Chapter 6: Visualizing Sampled Volume Data, is mostly devoted to standard 3-dimensional techniques, although the author briefly mentions higher dimensions, and acknowledges the need for imaging methods that can show multiple parameters. We learn that many volume renderers use parallel projection, because it's cheaper, and for scientific data it may be preferable to not alter size with distance. However, some renderers do offer perspective projection, which is better for depth perception. Sensory input other than visual can help dealing with multiple parameters. For example, the frequency rate of repetition of a sound could be used to indicate density as the user moves through the environment [Grinstein, G., Pickett, R.M.,. Williams, M.G. "Exvis: an exploratory visualization environment", Proceedings Graphics Interface '89, pp.254-261, June '89]
Chapter 7, Special Models for Natural Objects, starts with a brief discussion of fractals, with some emphasis on Barnsley's Iterated Function Systems. There is a description of structural modeling of botanical structures.
Chapter 8 seems a perfectly fine introduction to Computer Animation, but there's little relating to our quest.
Chapter 10 on Robotic Methods for Task-level and Behavioral Animation is concerned with robotics techniques which are used or could be used for the task-level animation of linked figures. In direct kinematics, position and velocity are transformed from "joint-space" into cartesian coordinates. Other methods are based on Lagrange's equations for motion for nonconservative systems, the Gibbs-Appel equations, or on the Newton-Euler equations. I was expecting more computational geometry, but it might have passed me by.
The theme of Chapter 11, Visualization of Flow Simulations, seems to be the necessity of interaction between software and a human with knowledge of what the solution should be like. Many aspects of computational fluid dynamics require massive computing power.
Chapter 12 on the visualization and manipulation of medical images, doesn't have much of overt mathematical interest. Apparently the most widely used method of measuring left ventricular volume is to model the ventricle as a three-dimensional ellipsoid. Some things never go out of fashion.

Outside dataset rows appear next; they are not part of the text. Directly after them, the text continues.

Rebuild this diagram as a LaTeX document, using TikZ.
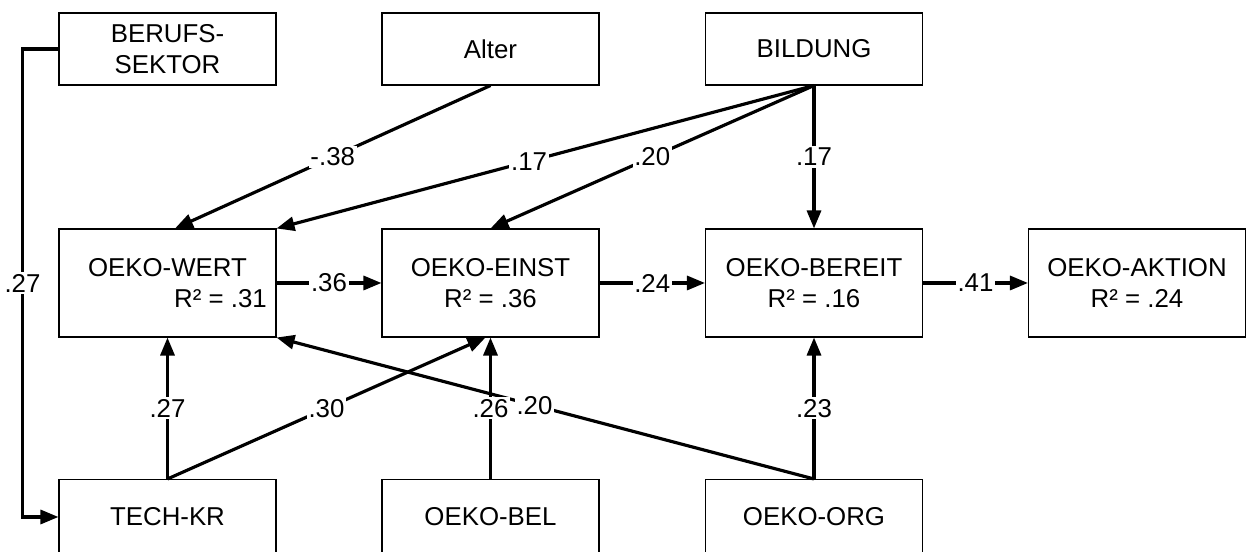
\documentclass[tikz,border=0pt]{standalone}
\usepackage{fontspec}
\setmainfont{Liberation Sans}
\usetikzlibrary{arrows.meta,calc}
\newcommand{\BOXW}{4.34cm}

\begin{document}
\begin{tikzpicture}[font=\fontsize{14.7}{17.6}\selectfont,
    var/.style={draw,line width=0.6pt,minimum width=\BOXW,align=center,inner sep=0pt},
    eff/.style={line width=1.8pt,-{Triangle[length=3.6mm,width=2.8mm]}},
    coef/.style={fill=white,inner sep=1pt}]

    \useasboundingbox (0,0) rectangle (25,11.04);

    % background variables
    \foreach \n/\t/\x in {beruf/{BERUFS-\\SEKTOR}/3.35,alter/Alter/9.81,bild/BILDUNG/16.28}{%
      \node[var,minimum height=1.44cm](\n) at (\x,10.06) {\t};
    }

    % the chain with explained variance
    \node[var,minimum height=2.16cm](wert) at (3.35,5.38) {OEKO-WERT\\\hspace*{2.12cm}R² = .31};
    \node[var,minimum height=2.16cm](einst) at (9.81,5.38) {OEKO-EINST\\R² = .36};
    \node[var,minimum height=2.16cm](bereit) at (16.28,5.38) {OEKO-BEREIT\\R² = .16};
    \node[var,minimum height=2.16cm](aktion) at (22.74,5.38) {OEKO-AKTION\\R² = .24};

    % bottom row, runs off the page
    \foreach \n/\t/\x in {tech/TECH-KR/3.35,bel/OEKO-BEL/9.81,org/OEKO-ORG/16.28}{%
      \node[var,minimum height=1.5cm](\n) at (\x,0.70) {\t};
    }

    \draw [eff] (beruf.west) -- ++(-0.72,0) |- node[coef,pos=0.25] {.27} (tech.west);

    \draw [eff] (alter.south) -- node[coef] {-.38} ($(wert.north)+(0.15,0)$);
    \draw [eff] (bild.south) -- node[coef,pos=0.53] {.17} (wert.north east);
    \draw [eff] (bild.south) -- node[coef] {.20} (einst.north);
    \draw [eff] (bild.south) -- node[coef] {.17} (bereit.north);

    \draw [eff] (wert.east) -- node[coef] {.36} (einst.west);
    \draw [eff] (einst.east) -- node[coef] {.24} (bereit.west);
    \draw [eff] (bereit.east) -- node[coef] {.41} (aktion.west);

    \draw [eff] (org.north) -- node[coef,pos=0.52] {.20} (wert.south east);
    \draw [eff] (tech.north) -- node[coef] {.27} (wert.south);
    \draw [eff] (tech.north) -- node[coef] {.30} ($(einst.south)+(-0.1,0)$);
    \draw [eff] (bel.north) -- node[coef] {.26} (einst.south);
    \draw [eff] (org.north) -- node[coef] {.23} (bereit.south);

\end{tikzpicture}
\end{document}
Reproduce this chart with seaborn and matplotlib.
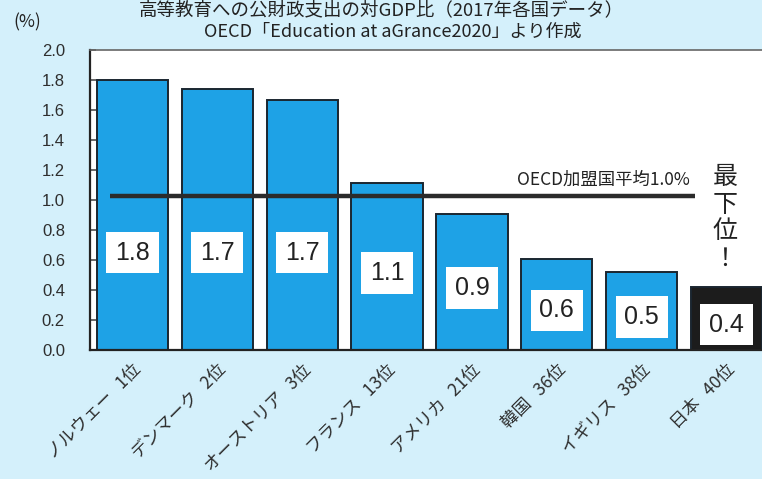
import matplotlib
matplotlib.use("Agg")
import matplotlib.pyplot as plt
import seaborn as sns
import pandas as pd

countries = ["ノルウェー", "デンマーク", "オーストリア", "フランス", "アメリカ", "韓国", "イギリス", "日本"]
ranks = ["1位", "2位", "3位", "13位", "21位", "36位", "38位", "40位"]
values = [1.80, 1.74, 1.67, 1.11, 0.91, 0.61, 0.52, 0.42]
value_labels = ["1.8", "1.7", "1.7", "1.1", "0.9", "0.6", "0.5", "0.4"]
oecd_avg = 1.03
yticks = [0.0, 0.2, 0.4, 0.6, 0.8, 1.0, 1.2, 1.4, 1.6, 1.8, 2.0]

sns.set_theme(style="white")
plt.rcParams['font.family'] = ['Noto Sans CJK JP', 'DejaVu Sans']

BLUE = "#1ea2e6"
BG = "#d4f0fb"

labels = [f"{c}   {r}" for c, r in zip(countries, ranks)]
df = pd.DataFrame({"label": labels, "value": values})
colors = [BLUE] * (len(values) - 1) + ["#1c1c1c"]

fig = plt.figure(figsize=(7.62, 4.79), dpi=100, facecolor=BG)
ax = fig.add_axes([90 / 762, 129 / 479, 679 / 762, 300 / 479])
ax.set_facecolor("white")

sns.barplot(data=df, x="label", y="value", hue="label", palette=colors, legend=False,
            width=0.84, edgecolor="#1a2630", linewidth=1.4, ax=ax, saturation=1)

ax.set_xlim(-0.5, len(values) - 0.5)
ax.set_ylim(0, 2.0)
ax.set_yticks(yticks)
ax.set_yticklabels([f"{t:.1f}" for t in yticks], fontfamily="Liberation Sans", fontsize=12, color="#2e2e2e")
ax.tick_params(axis="y", direction="in", length=4, pad=18, color="#555555", left=True)
ax.tick_params(axis="x", length=0, pad=8)
ax.set_xticks(range(len(labels)))
ax.set_xticklabels(labels, rotation=45, ha="right", rotation_mode="anchor", fontsize=12.5, color="#2e2e2e")
ax.set_xlabel("")
ax.set_ylabel("")
for s in ["left", "bottom"]:
    ax.spines[s].set_color("#222222")
    ax.spines[s].set_linewidth(1.6)
ax.spines["top"].set_color("#666666")
ax.spines["top"].set_linewidth(1.2)
ax.spines["right"].set_visible(False)

# value labels in white boxes
for i, (v, t) in enumerate(zip(values, value_labels)):
    yc = min(v * 0.5 - 0.04, 0.65)
    ax.text(i, yc, t, ha="center", va="center", fontsize=18, fontfamily="Liberation Sans",
            color="#222222", zorder=5,
            bbox=dict(boxstyle="square,pad=0.35", facecolor="white", edgecolor="none"))

# OECD average line
ax.plot([-0.27, 6.63], [oecd_avg, oecd_avg], color="#2b2b2b", linewidth=3.2, zorder=4,
        solid_capstyle="butt")
ax.text(6.57, 1.075, "OECD加盟国平均1.0%", ha="right", va="bottom", fontsize=12.5, color="#222222")

# 最下位！
ax.text(6.98, 0.88, "最\n下\n位\n！", ha="center", va="center", fontsize=18,
        linespacing=1.05, color="#222222")

# titles
fig.text(381 / 762, 1 - 10 / 479, "高等教育への公財政支出の対GDP比（2017年各国データ）",
         ha="center", va="center", fontsize=13.3, color="#222222")
fig.text(393 / 762, 1 - 32 / 479, "OECD「Education at aGrance2020」より作成",
         ha="center", va="center", fontsize=13, color="#222222")
fig.text(27 / 762, 1 - 22 / 479, "(%)", ha="center", va="center", fontsize=12.5, color="#222222")

fig.savefig("out.png", dpi=100, facecolor=BG)
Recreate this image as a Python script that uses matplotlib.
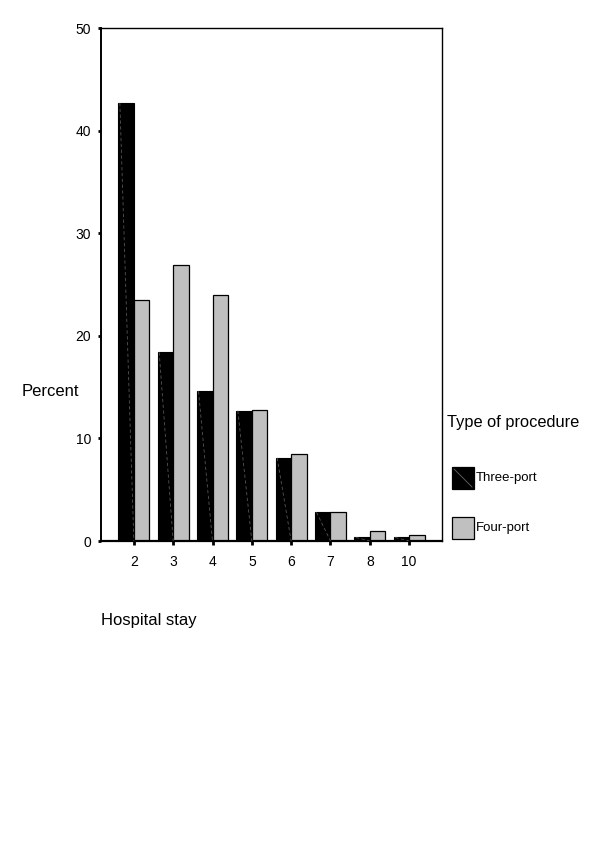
import numpy as np
import matplotlib
matplotlib.use("Agg")
import matplotlib.pyplot as plt
from matplotlib.patches import Rectangle

plt.rcParams['font.family'] = ['Liberation Sans', 'DejaVu Sans']

stays = ['2', '3', '4', '5', '6', '7', '8', '10']
three_port = [42.7, 18.4, 14.6, 12.7, 8.1, 2.8, 0.35, 0.35]
four_port = [23.5, 26.9, 24.0, 12.8, 8.5, 2.85, 1.0, 0.6]
yticks = [0, 10, 20, 30, 40, 50]

black = '#000000'
grey = '#c0c0c0'
w = 0.395

fig = plt.figure(figsize=(6, 8.5), dpi=100)
ax = fig.add_axes([0.168, 0.3635, 0.569, 0.6035])

x = np.arange(len(stays))
b1 = ax.bar(x - w / 2, three_port, w, color=black, edgecolor='black', linewidth=0.8)
b2 = ax.bar(x + w / 2, four_port, w, color=grey, edgecolor='black', linewidth=0.9)

# faint diagonal dashes inside the black bars
for r in b1:
    x0, x1 = r.get_x(), r.get_x() + r.get_width()
    ax.plot([x0 + 0.1 * w, x1], [r.get_height(), 0], color='#555555',
            lw=0.6, ls=(0, (4, 3)), zorder=3)

ax.set_xlim(-0.84, len(stays) - 1 + 0.84)
ax.set_ylim(0, 50)
ax.set_xticks(x)
ax.set_xticklabels(stays, fontsize=10)
ax.set_yticks(yticks)
ax.set_yticklabels([str(t) for t in yticks], fontsize=10)
ax.tick_params(axis='y', length=2, width=2, pad=5)
ax.tick_params(axis='x', length=3, width=2, pad=7)
for s in ax.spines.values():
    s.set_linewidth(1.0)
ax.spines['bottom'].set_linewidth(1.6)
ax.spines['left'].set_linewidth(1.4)

fig.text(22 / 600, 1 - 392 / 850, 'Percent', fontsize=12, va='center', ha='left')
fig.text(101 / 600, 1 - 620 / 850, 'Hospital stay', fontsize=12, va='center', ha='left')
fig.text(447 / 600, 1 - 422 / 850, 'Type of procedure', fontsize=11.8, va='center', ha='left')

# legend
labels = ['Three-port', 'Four-port']
colors = [black, grey]
for i, (lab, col) in enumerate(zip(labels, colors)):
    yc = 1 - (478 + 50 * i) / 850
    fig.add_artist(Rectangle((452 / 600, yc - 11 / 850), 22 / 600, 22 / 850,
                             transform=fig.transFigure, facecolor=col,
                             edgecolor='black', linewidth=0.9))
    if i == 0:
        fig.add_artist(plt.Line2D([454 / 600, 472 / 600], [yc + 9 / 850, yc - 9 / 850],
                                  transform=fig.transFigure, color='#666666', lw=0.6))
    fig.text(476 / 600, yc, lab, fontsize=9.5, va='center', ha='left')

fig.savefig('out.png', dpi=100)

Chapter 13, the Visualization of Botanical Structures and Processes, is concerned with Lindenmayer systems, a "topological" description of the modeled structure, which is drawn by a LOGO-like turtle. Phylotaxis is given by logic-like production rules, with tiny bits of cylindrical coordinates, etc. The chapter manages to avoid the two or three neat things I've picked up about the subject--guess they weren't of practical importance.
Chapter 14 on molecular computer graphics in chemistry has little overt mathematics, nor does Chapter 15: Graphics Visualization and Artificial Vision, or Chapter 16 on Collaboration Between Computer Graphics and Computer Vision.
Chapter 17 on Graphics Simulation in Robotics has comments and references of mathematical interest, although frequently in the form of laments that easy problems lead to surprisingly difficult mathematics. For collision detection, it is sometimes convenient to treat intersection problems as occurring in 4-space.
It's interesting that the background assumed for users of scientific visualization systems seems to vary from zero in medical imaging for routine clinical evaluations to a good understanding of the solutions to the partial differential equations governing fluid dymanmics in flow simulation.